— Task prompt —
Reproduce the listing exactly and skip over any pictures.

— Data section —
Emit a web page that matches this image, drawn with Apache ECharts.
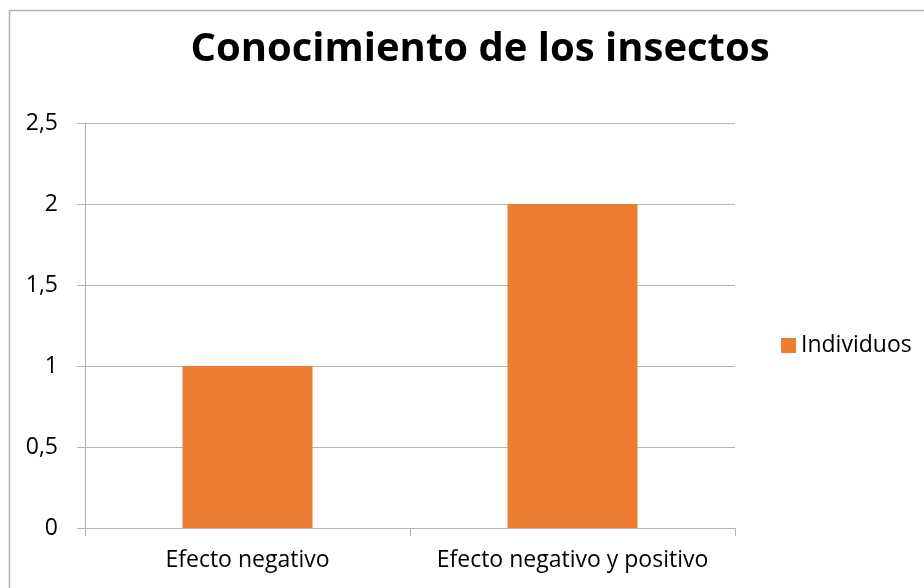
<!DOCTYPE html>
<html>
<head>
<meta charset="utf-8">
<script src="https://cdn.jsdelivr.net/npm/echarts@6/dist/echarts.min.js"></script>
<style>
html, body { margin: 0; padding: 0; background: #fff; }
#chart { width: 924px; height: 588px; }
</style>
</head>
<body>
<div id="chart"></div>
<script>
var categories = ['Efecto negativo', 'Efecto negativo y positivo'];
var individuos = [1, 2];
var yTicks = [0, 0.5, 1, 1.5, 2, 2.5];

var chart = echarts.init(document.getElementById('chart'));
var font = 'Open Sans';

chart.setOption({
    animation: false,
    title: {
        text: 'Conocimiento de los insectos',
        left: 475,
        textAlign: 'center',
        top: 25,
        textStyle: { fontFamily: font, fontWeight: 'bold', fontSize: 40, color: '#000' }
    },
    graphic: [{
        type: 'rect',
        shape: { x: 9.5, y: 10.5, width: 1000, height: 1000 },
        style: { fill: 'none', stroke: '#b4b4b4', lineWidth: 1.5 },
        silent: true
    }],
    legend: {
        data: ['Individuos'],
        orient: 'vertical',
        left: 776,
        top: 329,
        icon: 'rect',
        itemWidth: 15,
        itemHeight: 15,
        itemGap: 8,
        textStyle: { fontFamily: font, fontSize: 23, color: '#000' }
    },
    grid: { left: 85, right: 189, top: 123, bottom: 60, containLabel: false },
    xAxis: {
        type: 'category',
        data: categories,
        axisLine: { lineStyle: { color: '#b4b4b4', width: 1 } },
        axisTick: { show: true, length: 8, alignWithLabel: false, lineStyle: { color: '#b4b4b4' } },
        axisLabel: { interval: 0, hideOverlap: false, fontFamily: font, fontSize: 23, color: '#000', margin: 21 }
    },
    yAxis: {
        type: 'value',
        min: yTicks[0],
        max: yTicks[yTicks.length - 1],
        interval: 0.5,
        axisLine: { show: true, lineStyle: { color: '#b4b4b4' } },
        axisTick: { show: true, length: 8, lineStyle: { color: '#b4b4b4' } },
        splitLine: { lineStyle: { color: '#b4b4b4' } },
        axisLabel: {
            fontFamily: font, fontSize: 23, color: '#000', margin: 27,
            formatter: function (v) { return String(v).replace('.', ','); }
        }
    },
    series: [{
        name: 'Individuos',
        type: 'bar',
        data: individuos,
        barWidth: '40%',
        itemStyle: { color: '#ED7D31' }
    }]
});
</script>
</body>
</html>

— Response to the exercise —
Emit a web page that matches this image, drawn with Apache ECharts.
<!DOCTYPE html>
<html>
<head>
<meta charset="utf-8">
<script src="https://cdn.jsdelivr.net/npm/echarts@6/dist/echarts.min.js"></script>
<style>
html, body { margin: 0; padding: 0; background: #fff; }
#chart { width: 924px; height: 588px; }
</style>
</head>
<body>
<div id="chart"></div>
<script>
var categories = ['Efecto negativo', 'Efecto negativo y positivo'];
var individuos = [1, 2];
var yTicks = [0, 0.5, 1, 1.5, 2, 2.5];

var chart = echarts.init(document.getElementById('chart'));
var font = 'Open Sans';

chart.setOption({
    animation: false,
    title: {
        text: 'Conocimiento de los insectos',
        left: 475,
        textAlign: 'center',
        top: 25,
        textStyle: { fontFamily: font, fontWeight: 'bold', fontSize: 40, color: '#000' }
    },
    graphic: [{
        type: 'rect',
        shape: { x: 9.5, y: 10.5, width: 1000, height: 1000 },
        style: { fill: 'none', stroke: '#b4b4b4', lineWidth: 1.5 },
        silent: true
    }],
    legend: {
        data: ['Individuos'],
        orient: 'vertical',
        left: 776,
        top: 329,
        icon: 'rect',
        itemWidth: 15,
        itemHeight: 15,
        itemGap: 8,
        textStyle: { fontFamily: font, fontSize: 23, color: '#000' }
    },
    grid: { left: 85, right: 189, top: 123, bottom: 60, containLabel: false },
    xAxis: {
        type: 'category',
        data: categories,
        axisLine: { lineStyle: { color: '#b4b4b4', width: 1 } },
        axisTick: { show: true, length: 8, alignWithLabel: false, lineStyle: { color: '#b4b4b4' } },
        axisLabel: { interval: 0, hideOverlap: false, fontFamily: font, fontSize: 23, color: '#000', margin: 21 }
    },
    yAxis: {
        type: 'value',
        min: yTicks[0],
        max: yTicks[yTicks.length - 1],
        interval: 0.5,
        axisLine: { show: true, lineStyle: { color: '#b4b4b4' } },
        axisTick: { show: true, length: 8, lineStyle: { color: '#b4b4b4' } },
        splitLine: { lineStyle: { color: '#b4b4b4' } },
        axisLabel: {
            fontFamily: font, fontSize: 23, color: '#000', margin: 27,
            formatter: function (v) { return String(v).replace('.', ','); }
        }
    },
    series: [{
        name: 'Individuos',
        type: 'bar',
        data: individuos,
        barWidth: '40%',
        itemStyle: { color: '#ED7D31' }
    }]
});
</script>
</body>
</html>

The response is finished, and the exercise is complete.